Work to complete:
Leave every picture out and write out the records below exactly.

Collected data:
-------------------------

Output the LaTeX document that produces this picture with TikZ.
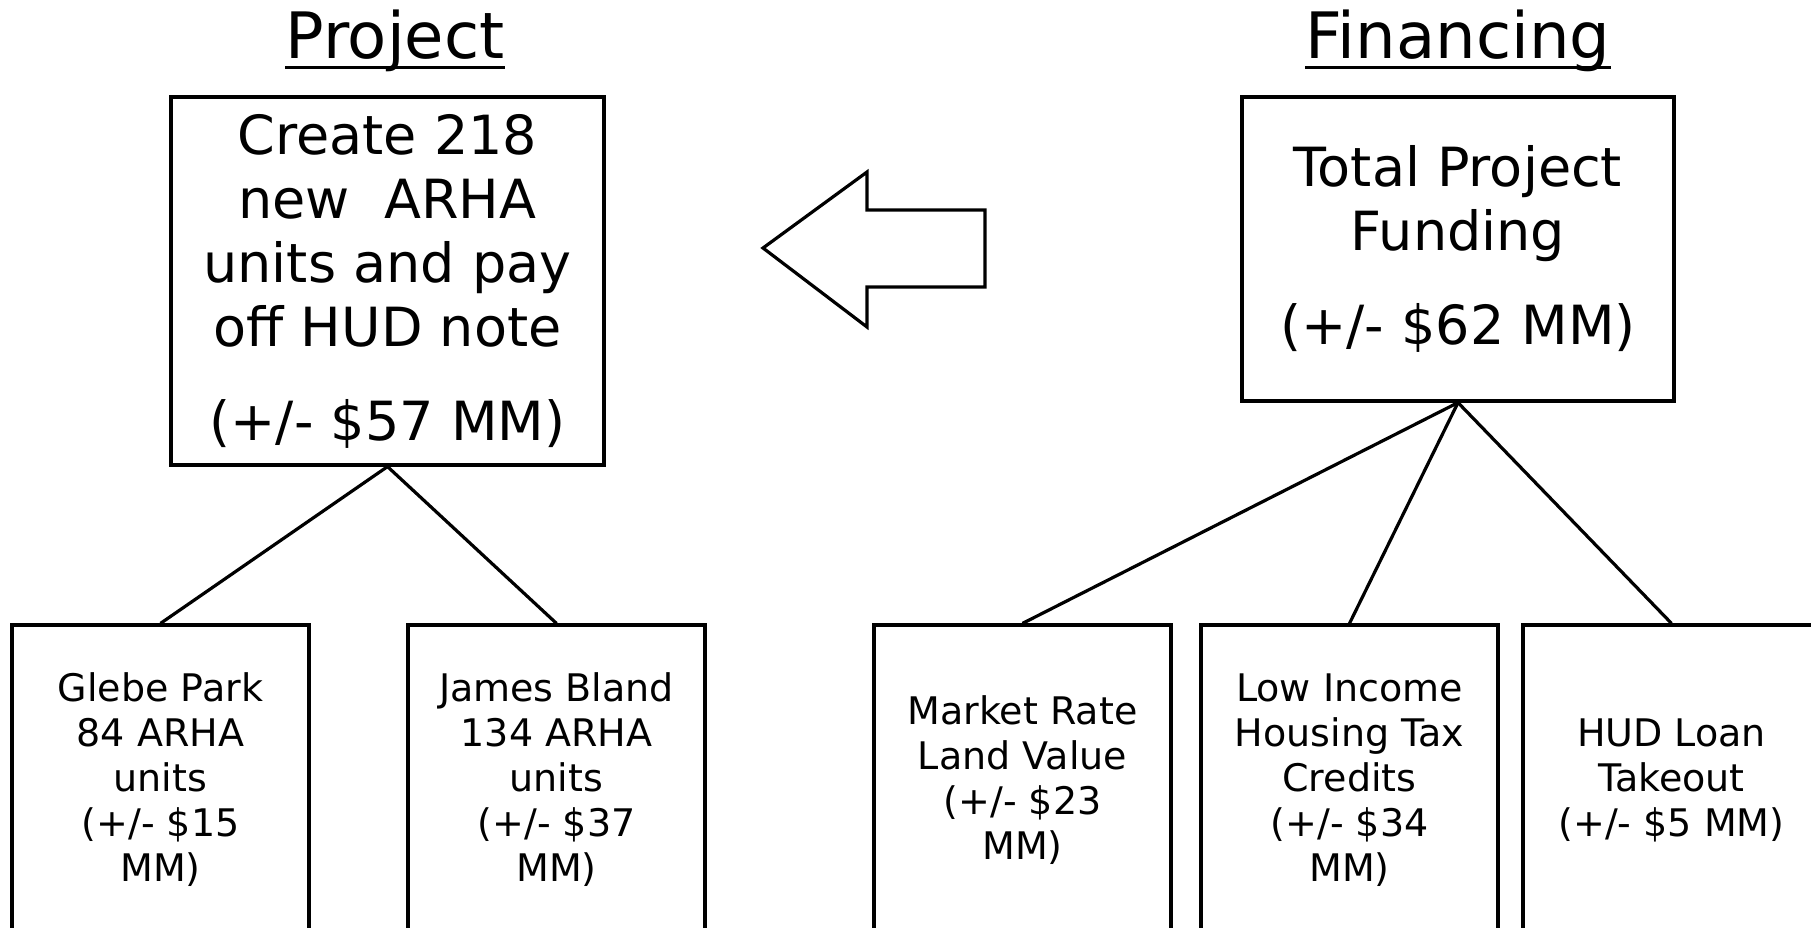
\documentclass[tikz,border=0pt]{standalone}
\usepackage{fontspec}
\setmainfont{DejaVu Sans}

\begin{document}
\begin{tikzpicture}[x=0.5pt,y=-0.5pt,
  box/.style={draw,line width=1.6pt,inner sep=0pt,align=center},
  bigbox/.style={box,font=\fontsize{27}{32}\selectfont},
  leaf/.style={box,minimum width=148.5pt,minimum height=155pt,font=\fontsize{19}{22.5}\selectfont},
  ttl/.style={inner sep=0pt,font=\fontsize{32}{38}\selectfont},
  link/.style={line width=1.6pt}]
\useasboundingbox (0,0) rectangle (1811,927);
\clip (0,0) rectangle (1811,927);
% titles
\node[ttl,anchor=base] (tproj) at (395,58) {Project};
\node[ttl,anchor=base] (tfin) at (1458,58) {Financing};
\foreach \t in {tproj,tfin} {
   \draw[line width=1.5pt] ([yshift=-4.5pt]\t.base west) -- ([yshift=-4.5pt]\t.base east);
}
% top boxes
\node[bigbox,minimum width=216.5pt,minimum height=184pt] (proj) at (387.5,281)
   {Create 218\\ new~~ARHA\\ units and pay\\ off HUD note\\[15pt] (+/- \$57 MM)};
\node[bigbox,minimum width=216pt,minimum height=152pt] (fund) at (1458,249)
   {Total Project\\ Funding\\[15pt] (+/- \$62 MM)};
% arrow
\draw[line width=1.6pt] (763,248) -- (867,172) -- (867,210) -- (985,210)
   -- (985,287) -- (867,287) -- (867,327) -- cycle;
% bottom boxes
\node[leaf] (glebe) at (160.5,780) {Glebe Park\\ 84 ARHA\\ units\\ (+/- \$15\\ MM)};
\node[leaf] (bland) at (556.5,780) {James Bland\\ 134 ARHA\\ units\\ (+/- \$37\\ MM)};
\node[leaf] (land) at (1022.5,780) {Market Rate\\ Land Value\\ (+/- \$23\\ MM)};
\node[leaf] (lihtc) at (1349.5,780) {Low Income\\ Housing Tax\\ Credits\\ (+/- \$34\\ MM)};
\node[leaf] (hud) at (1671.5,780) {HUD Loan\\ Takeout\\ (+/- \$5 MM)};
% links
\foreach \a/\b in {proj/glebe,proj/bland,fund/land,fund/lihtc,fund/hud} {
   \draw[link] (\a.south) -- (\b.north);
}
\end{tikzpicture}
\end{document}
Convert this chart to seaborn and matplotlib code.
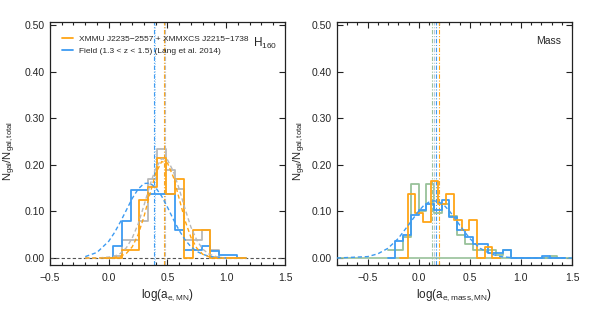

-------------------------

Solution to this exercise:
Output the LaTeX document that produces this picture with TikZ.
\documentclass[tikz,border=0pt]{standalone}
\usepackage{fontspec}
\setmainfont{DejaVu Sans}

\begin{document}
\begin{tikzpicture}[x=0.5pt,y=-0.5pt,
  box/.style={draw,line width=1.6pt,inner sep=0pt,align=center},
  bigbox/.style={box,font=\fontsize{27}{32}\selectfont},
  leaf/.style={box,minimum width=148.5pt,minimum height=155pt,font=\fontsize{19}{22.5}\selectfont},
  ttl/.style={inner sep=0pt,font=\fontsize{32}{38}\selectfont},
  link/.style={line width=1.6pt}]
\useasboundingbox (0,0) rectangle (1811,927);
\clip (0,0) rectangle (1811,927);
% titles
\node[ttl,anchor=base] (tproj) at (395,58) {Project};
\node[ttl,anchor=base] (tfin) at (1458,58) {Financing};
\foreach \t in {tproj,tfin} {
   \draw[line width=1.5pt] ([yshift=-4.5pt]\t.base west) -- ([yshift=-4.5pt]\t.base east);
}
% top boxes
\node[bigbox,minimum width=216.5pt,minimum height=184pt] (proj) at (387.5,281)
   {Create 218\\ new~~ARHA\\ units and pay\\ off HUD note\\[15pt] (+/- \$57 MM)};
\node[bigbox,minimum width=216pt,minimum height=152pt] (fund) at (1458,249)
   {Total Project\\ Funding\\[15pt] (+/- \$62 MM)};
% arrow
\draw[line width=1.6pt] (763,248) -- (867,172) -- (867,210) -- (985,210)
   -- (985,287) -- (867,287) -- (867,327) -- cycle;
% bottom boxes
\node[leaf] (glebe) at (160.5,780) {Glebe Park\\ 84 ARHA\\ units\\ (+/- \$15\\ MM)};
\node[leaf] (bland) at (556.5,780) {James Bland\\ 134 ARHA\\ units\\ (+/- \$37\\ MM)};
\node[leaf] (land) at (1022.5,780) {Market Rate\\ Land Value\\ (+/- \$23\\ MM)};
\node[leaf] (lihtc) at (1349.5,780) {Low Income\\ Housing Tax\\ Credits\\ (+/- \$34\\ MM)};
\node[leaf] (hud) at (1671.5,780) {HUD Loan\\ Takeout\\ (+/- \$5 MM)};
% links
\foreach \a/\b in {proj/glebe,proj/bland,fund/land,fund/lihtc,fund/hud} {
   \draw[link] (\a.south) -- (\b.north);
}
\end{tikzpicture}
\end{document}
Convert this chart to seaborn and matplotlib code.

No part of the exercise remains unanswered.